41:45. When it's pointed at the camera there is quite a bit of humming and i'm curious as to why physically.

vry funny. must be interference of some kind between the antenna and my microphone.

Might be that the microphone coil/capacitor get excited with the varying EM field.

You can accelerate charges in an E-field. F=qE. Thus by using a battery (DC) or AC. You can also accelerate them with EM radiation as they carry an E-field

Lectures by Walter Lewin. They will make you ♥ Physics. Thank you professor.... I was just watching your video on who would take over your channel and it kind of evoked (philosophical) sadness.

c is speed of light

But sir i want to ask, why there is 'c' there could be any velocity also

@@santoshkamar3082 the kink in the E-field moes with the speed c

You're welcome

:)

the kink in the E-field moves with speed c

But sir how could I know that it's moving with speed c I am just accelerating this charge What is the factor which clear- cut that kink is moving with speed c

@@santoshkamar3082 according to Maxwell's eq EM waves (in vaccum) move with speed c. the kink that is caused by the acc of the charge produces EM radiation. The associated E field thus moves with speed c. speed of light in air on Earth is very very very close to c as index of refraction is near 1. .

Thanks for your precious time sir

watch my 8.03 lecture in which I derive Rayleigh scattering.
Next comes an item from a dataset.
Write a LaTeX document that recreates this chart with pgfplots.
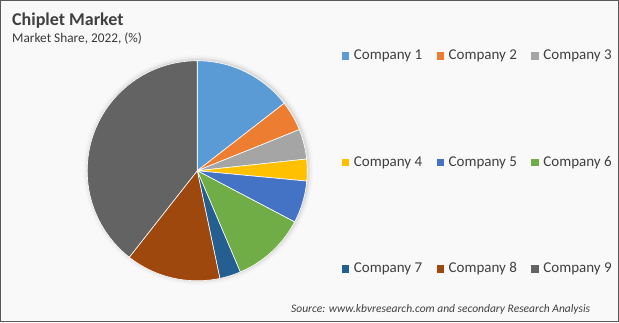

Also read up in Feynman's comments and use google.

Big C is Coulombs, small c is speed of light

how many minutes into the lecture?

@@lecturesbywalterlewin.they9259 15 mins to 30 min in the lecture

@@physicsunique7877 I have no time to watch 15 min of my lecture. be more precise what your problem is.

@@lecturesbywalterlewin.they9259 problem is that how can u be sure that your arbitrarily chosen r vector is along the the direction of the electromagnetic wave that is generated due to the acceleration of the charged partical in the derivation .....started at 15 mins of your lecture 14

I watched from 13 - 17 min into my lecture. I cannot spend more time on this. You should have nailed your problem to an accuracy in time of about 15 sec. I suggest you check Bekefi and Barrot whose classic derivation I used.